■ **DATA EXTRACT**
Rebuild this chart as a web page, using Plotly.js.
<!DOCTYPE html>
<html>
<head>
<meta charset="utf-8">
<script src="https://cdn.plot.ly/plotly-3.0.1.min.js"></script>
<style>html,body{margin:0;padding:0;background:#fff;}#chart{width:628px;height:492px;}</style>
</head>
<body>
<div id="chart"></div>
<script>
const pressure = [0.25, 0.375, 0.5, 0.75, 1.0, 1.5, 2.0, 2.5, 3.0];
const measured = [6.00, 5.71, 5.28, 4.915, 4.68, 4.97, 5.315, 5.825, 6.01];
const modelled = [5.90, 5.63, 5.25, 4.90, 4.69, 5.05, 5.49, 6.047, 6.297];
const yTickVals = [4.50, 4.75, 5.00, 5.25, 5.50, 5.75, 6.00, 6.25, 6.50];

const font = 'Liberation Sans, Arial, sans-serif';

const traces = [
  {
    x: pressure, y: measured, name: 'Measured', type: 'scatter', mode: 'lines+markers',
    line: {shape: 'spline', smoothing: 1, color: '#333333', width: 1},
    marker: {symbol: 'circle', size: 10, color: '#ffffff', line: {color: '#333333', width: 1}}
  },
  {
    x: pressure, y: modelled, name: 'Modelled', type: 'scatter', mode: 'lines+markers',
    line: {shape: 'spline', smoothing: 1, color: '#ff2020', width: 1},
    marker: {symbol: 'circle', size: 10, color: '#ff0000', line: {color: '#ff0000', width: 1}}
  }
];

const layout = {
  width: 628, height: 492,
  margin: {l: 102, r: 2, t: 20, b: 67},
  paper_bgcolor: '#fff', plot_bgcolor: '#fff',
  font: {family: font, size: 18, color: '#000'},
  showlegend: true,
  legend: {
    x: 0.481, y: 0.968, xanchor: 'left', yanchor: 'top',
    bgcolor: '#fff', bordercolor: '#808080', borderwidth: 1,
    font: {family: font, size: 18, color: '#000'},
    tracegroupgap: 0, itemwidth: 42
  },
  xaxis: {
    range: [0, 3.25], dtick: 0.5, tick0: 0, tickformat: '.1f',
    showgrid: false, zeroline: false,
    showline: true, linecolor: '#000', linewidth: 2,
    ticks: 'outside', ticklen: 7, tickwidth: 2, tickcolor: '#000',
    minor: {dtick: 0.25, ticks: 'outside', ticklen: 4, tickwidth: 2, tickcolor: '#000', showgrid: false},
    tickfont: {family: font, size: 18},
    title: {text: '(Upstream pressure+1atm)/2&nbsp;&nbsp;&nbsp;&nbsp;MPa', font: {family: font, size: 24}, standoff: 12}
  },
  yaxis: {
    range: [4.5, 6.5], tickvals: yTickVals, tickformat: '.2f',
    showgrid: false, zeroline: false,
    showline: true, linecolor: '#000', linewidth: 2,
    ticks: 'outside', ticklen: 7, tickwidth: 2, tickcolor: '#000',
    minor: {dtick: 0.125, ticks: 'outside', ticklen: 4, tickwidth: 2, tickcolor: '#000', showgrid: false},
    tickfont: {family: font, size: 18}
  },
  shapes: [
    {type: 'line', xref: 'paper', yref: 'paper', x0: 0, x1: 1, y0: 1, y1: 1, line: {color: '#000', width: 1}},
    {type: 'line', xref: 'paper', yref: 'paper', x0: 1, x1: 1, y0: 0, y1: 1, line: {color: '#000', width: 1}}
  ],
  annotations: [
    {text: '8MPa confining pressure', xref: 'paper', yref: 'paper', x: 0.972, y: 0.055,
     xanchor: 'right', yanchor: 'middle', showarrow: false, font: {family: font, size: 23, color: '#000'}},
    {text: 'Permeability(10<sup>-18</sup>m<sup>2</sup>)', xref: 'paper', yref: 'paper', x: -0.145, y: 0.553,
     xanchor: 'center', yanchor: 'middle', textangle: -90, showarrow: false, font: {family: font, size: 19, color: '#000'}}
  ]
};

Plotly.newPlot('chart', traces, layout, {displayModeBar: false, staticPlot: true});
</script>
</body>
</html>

■ **REQUIREMENTS**
Write every line of the material above again, exactly.

■ **EXPECTED ANSWER**
Rebuild this chart as a web page, using Plotly.js.
<!DOCTYPE html>
<html>
<head>
<meta charset="utf-8">
<script src="https://cdn.plot.ly/plotly-3.0.1.min.js"></script>
<style>html,body{margin:0;padding:0;background:#fff;}#chart{width:628px;height:492px;}</style>
</head>
<body>
<div id="chart"></div>
<script>
const pressure = [0.25, 0.375, 0.5, 0.75, 1.0, 1.5, 2.0, 2.5, 3.0];
const measured = [6.00, 5.71, 5.28, 4.915, 4.68, 4.97, 5.315, 5.825, 6.01];
const modelled = [5.90, 5.63, 5.25, 4.90, 4.69, 5.05, 5.49, 6.047, 6.297];
const yTickVals = [4.50, 4.75, 5.00, 5.25, 5.50, 5.75, 6.00, 6.25, 6.50];

const font = 'Liberation Sans, Arial, sans-serif';

const traces = [
  {
    x: pressure, y: measured, name: 'Measured', type: 'scatter', mode: 'lines+markers',
    line: {shape: 'spline', smoothing: 1, color: '#333333', width: 1},
    marker: {symbol: 'circle', size: 10, color: '#ffffff', line: {color: '#333333', width: 1}}
  },
  {
    x: pressure, y: modelled, name: 'Modelled', type: 'scatter', mode: 'lines+markers',
    line: {shape: 'spline', smoothing: 1, color: '#ff2020', width: 1},
    marker: {symbol: 'circle', size: 10, color: '#ff0000', line: {color: '#ff0000', width: 1}}
  }
];

const layout = {
  width: 628, height: 492,
  margin: {l: 102, r: 2, t: 20, b: 67},
  paper_bgcolor: '#fff', plot_bgcolor: '#fff',
  font: {family: font, size: 18, color: '#000'},
  showlegend: true,
  legend: {
    x: 0.481, y: 0.968, xanchor: 'left', yanchor: 'top',
    bgcolor: '#fff', bordercolor: '#808080', borderwidth: 1,
    font: {family: font, size: 18, color: '#000'},
    tracegroupgap: 0, itemwidth: 42
  },
  xaxis: {
    range: [0, 3.25], dtick: 0.5, tick0: 0, tickformat: '.1f',
    showgrid: false, zeroline: false,
    showline: true, linecolor: '#000', linewidth: 2,
    ticks: 'outside', ticklen: 7, tickwidth: 2, tickcolor: '#000',
    minor: {dtick: 0.25, ticks: 'outside', ticklen: 4, tickwidth: 2, tickcolor: '#000', showgrid: false},
    tickfont: {family: font, size: 18},
    title: {text: '(Upstream pressure+1atm)/2&nbsp;&nbsp;&nbsp;&nbsp;MPa', font: {family: font, size: 24}, standoff: 12}
  },
  yaxis: {
    range: [4.5, 6.5], tickvals: yTickVals, tickformat: '.2f',
    showgrid: false, zeroline: false,
    showline: true, linecolor: '#000', linewidth: 2,
    ticks: 'outside', ticklen: 7, tickwidth: 2, tickcolor: '#000',
    minor: {dtick: 0.125, ticks: 'outside', ticklen: 4, tickwidth: 2, tickcolor: '#000', showgrid: false},
    tickfont: {family: font, size: 18}
  },
  shapes: [
    {type: 'line', xref: 'paper', yref: 'paper', x0: 0, x1: 1, y0: 1, y1: 1, line: {color: '#000', width: 1}},
    {type: 'line', xref: 'paper', yref: 'paper', x0: 1, x1: 1, y0: 0, y1: 1, line: {color: '#000', width: 1}}
  ],
  annotations: [
    {text: '8MPa confining pressure', xref: 'paper', yref: 'paper', x: 0.972, y: 0.055,
     xanchor: 'right', yanchor: 'middle', showarrow: false, font: {family: font, size: 23, color: '#000'}},
    {text: 'Permeability(10<sup>-18</sup>m<sup>2</sup>)', xref: 'paper', yref: 'paper', x: -0.145, y: 0.553,
     xanchor: 'center', yanchor: 'middle', textangle: -90, showarrow: false, font: {family: font, size: 19, color: '#000'}}
  ]
};

Plotly.newPlot('chart', traces, layout, {displayModeBar: false, staticPlot: true});
</script>
</body>
</html>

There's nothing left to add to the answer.